Get a mentor, like, now.
Working with a mentor was a total game changer for my career.
My mentors opened doors that seemed locked shut, provided objective perspectives leading to simple solutions to (formerly) complex problems, and empowered me to reach heights that would have otherwise been unattainable. Whether I’m struggling to manage difficult employees or needing tips on handling gender biases in an all-male industry, my mentors help me navigate unchartered waters
Every entrepreneur – including you – needs a mentor (or two, or three). You need them today, when your business is just a barely more than a “may be good” idea, as much as you will when running a multi-million dollar empire. Mentors can help you navigate a business world filled with landmines, guiding your every step closer to success.
Finding mentors didn’t come naturally to me. I was never the teacher’s favorite, star student, or even coach’s pick. I was always “that kid” – the oddball freethinker somewhere between rebel without a cause and mad scientist that incessantly asked, “Why?” However, as my entrepreneurial career progressed, I knew I had to find someone to help me “figure this thing out”, so I researched more experienced trailblazers and starting asking these admirable peeps to mentor me.
I just wish I’d done it sooner.
Don’t wait till you have a big business going to find a mentor. Working with a mentor could be the difference between building a big business and having no business.
Good news: mentors are more accessible now than ever before. Find someone whose career you admire and reach out. Better yet, hire a reputable entrepreneur coach (just google them – there are tons). It’ll be money well spent.

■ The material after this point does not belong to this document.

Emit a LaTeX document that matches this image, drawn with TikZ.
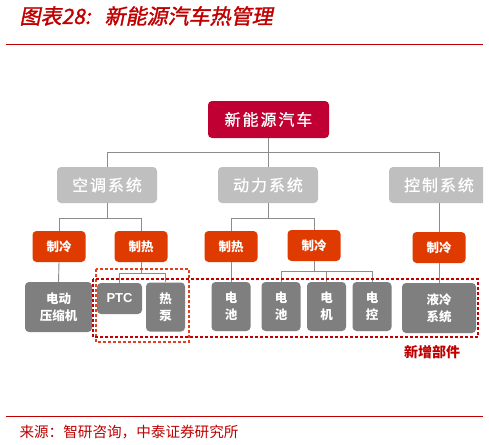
\documentclass[tikz,border=0pt]{standalone}
\usepackage{fontspec}
\usepackage{tikz}

\newfontfamily\cjk{Noto Sans CJK SC}
\newfontfamily\cjksp[LetterSpace=12,FakeBold=0.8]{Noto Sans CJK SC}
\newfontfamily\cjktit[FakeSlant=0.2,FakeBold=1.5]{Noto Sans CJK SC}
\newfontfamily\lat{Liberation Sans}

\begin{document}
\begin{tikzpicture}[x=1pt,y=-1pt,
  box/.style={rounded corners=4pt, text=white, inner sep=0pt, align=center},
  carBox/.style={box, fill=colCar, minimum width=121pt, minimum height=37pt,
    font=\cjksp\fontsize{16}{18}\selectfont},
  sysBox/.style={box, fill=colSys, minimum width=100pt, minimum height=36pt,
    font=\cjksp\fontsize{16}{18}\selectfont},
  modeBox/.style={box, fill=colMode, minimum width=53pt, minimum height=31pt,
    font=\cjk\bfseries\fontsize{12.5}{14}\selectfont},
  partBox/.style={box, fill=colPart, minimum width=39pt, minimum height=49pt,
    font=\cjk\bfseries\fontsize{12.5}{17}\selectfont},
  conn/.style={draw=lineGray, line width=0.9pt},
  newDash/.style={draw=colNew, line width=1.2pt, dash pattern=on 3pt off 2pt},
]

% Colori
\definecolor{colCar}{HTML}{C00032}
\definecolor{colSys}{HTML}{BFBFBF}
\definecolor{colMode}{HTML}{DF3A00}
\definecolor{colPart}{HTML}{7F7F7F}
\definecolor{colNew}{HTML}{C00000}
\definecolor{colPtc}{HTML}{E2401C}
\definecolor{lineGray}{HTML}{8C8C8C}
\definecolor{colTit}{HTML}{C00000}

\useasboundingbox[fill=white] (0,0) rectangle (489,444);

% Titolo e righe rosse
\node[anchor=west, text=colTit, font=\cjktit\fontsize{21}{23}\selectfont] (tit) at (16,16)
  {图表28:\hspace{14pt}新能源汽车热管理};
\draw[colTit, line width=1pt] (6,45) -- (483,45);
\draw[colTit, line width=1pt] (6,416) -- (483,416);
\node[anchor=west, text=colTit, font=\cjk\fontsize{14.6}{16}\selectfont] (src) at (16,432)
  {来源：智研咨询，中泰证券研究所};

% Livello 1
\node[carBox] (car) at (268.5,119.5) {新能源汽车};

% Livello 2
\node[sysBox] (kt) at (107,185) {空调系统};
\node[sysBox] (dl) at (268,185) {动力系统};
\begin{scope}
  \clip (380,150) rectangle (483,210);
  \node[sysBox] (kz) at (439,185) {控制系统};
\end{scope}

% Livello 3
\node[modeBox] (ktCool) at (59,246.5) {制冷};
\node[modeBox] (ktHeat) at (141,246.5) {制热};
\node[modeBox] (dlHeat) at (231,246.5) {制热};
\node[modeBox] (dlCool) at (314,245.5) {制冷};
\node[modeBox] (kzCool) at (439,247.5) {制冷};

% Livello 4
\node[partBox, minimum width=67pt, minimum height=50pt] (comp) at (58.5,307) {电动\\压缩机};
\node[partBox, minimum width=45pt, minimum height=31pt,
  font=\lat\bfseries\fontsize{13}{15}\selectfont] (ptc) at (119.5,298.5) {PTC};
\node[partBox] (hp) at (165.5,307) {热\\泵};
\node[partBox] (bat1) at (231,306.5) {电\\池};
\node[partBox] (bat2) at (281,306.5) {电\\池};
\node[partBox] (mot) at (326.5,306.5) {电\\机};
\node[partBox] (ctl) at (372,306.5) {电\\控};
\node[partBox, minimum width=74pt, minimum height=50pt] (liq) at (439,308) {液冷\\系统};

% Collegamenti
\draw[conn] (car.south) -- ++(0,14) -| (kt.north);
\draw[conn] (car.south) -- ++(0,14) -| (dl.north);
\draw[conn] (car.south) -- ++(0,14) -| (kz.north);
\draw[conn] (kt.south) -- ++(0,15) -| (ktCool.north);
\draw[conn] (kt.south) -- ++(0,15) -| (ktHeat.north);
\draw[conn] (dl.south) -- ++(0,15) -| (dlHeat.north);
\draw[conn] (dl.south) -- ++(0,15) -| (dlCool.north);
\draw[conn] (kz.south) -- (kzCool.north);
\draw[conn] (ktCool.south) -- (comp.north);
\draw[conn] (ktHeat.south) -- ++(0,11) -| (ptc.north);
\draw[conn] (ktHeat.south) -- ++(0,11) -| (hp.north);
\draw[conn] (dlHeat.south) -- (bat1.north);
\draw[conn] (dlCool.south) -- ++(0,10) -| (bat2.north);
\draw[conn] (dlCool.south) -- ++(0,10) -| (mot.north);
\draw[conn] (dlCool.south) -- ++(0,10) -| (ctl.north);
\draw[conn] (kzCool.south) -- (liq.north);

% Riquadri tratteggiati
\draw[newDash, draw=colPtc] (96,269) rectangle (189,342);
\draw[newDash] (93,279) rectangle (478,337);
\node[text=colNew, font=\cjk\bfseries\fontsize{14}{16}\selectfont] (newLbl) at (432,352) {新增部件};

\end{tikzpicture}
\end{document}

As you’ll learn, entrepreneurial success is never a solo venture; even for those of us that don’t like people much. Successful entrepreneurship is made possible by the collaboration with others. Don’t John Wayne it and try to go solo.
Surround yourself with successful peeps and move forward with their experienced guidance and support (from Day One).

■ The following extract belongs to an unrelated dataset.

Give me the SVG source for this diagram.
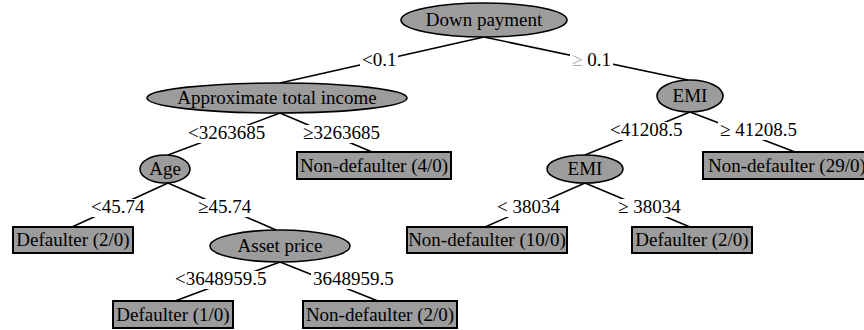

Prepare yourself for the unexpected.
Starting your own business is tough; it’s way tougher than starting 99.999% of new jobs.
It’s a lot of risk and responsibility.
I remember the first week of running my own business; not in my entire career had I ever made that many decisions in five short days. It can be utterly exhausting. There’s little structure, and essential no guidance – at least not in comparison to that experienced as an organizational employee.
Don’t underestimate the energy that will be required of you over months following “the leap”.
It’s gonna be emotional, tough, and uncertain; and will require you to be the “best you” you can be.
This means: healthy, grounded, objective.
The best thing you can do for your business – in all stages of growth – is to simply take care of yourself. Don’t go into starting your company with momma drama on the calendar, or utter and complete exhaustion from years of mind-numbing employed work. Before launching your company, take a break – even if it’s just a weekend by the lake with no Wi-Fi- and prepare yourself for the intensity to come.
Whatever you need to get your mind, body, and spirit-centered prior to launch date – do it.
Totally okay if you can’t spring for some mountaintop spa retreat (use that dough for your startup capital!) – take advantage of the resources you have at hand. Once a year, I take a week and do a deep dive into my favorite spiritual discipline – reiki. A pilgrimage isn’t required, just a quiet, peaceful place and $20 course off Udemy or $2.99 Kindle download.
While there’s no surefire formula to guarantee entrepreneurial success, we can stack the odds in our favor by preparing to succeed rather than failing to prepare.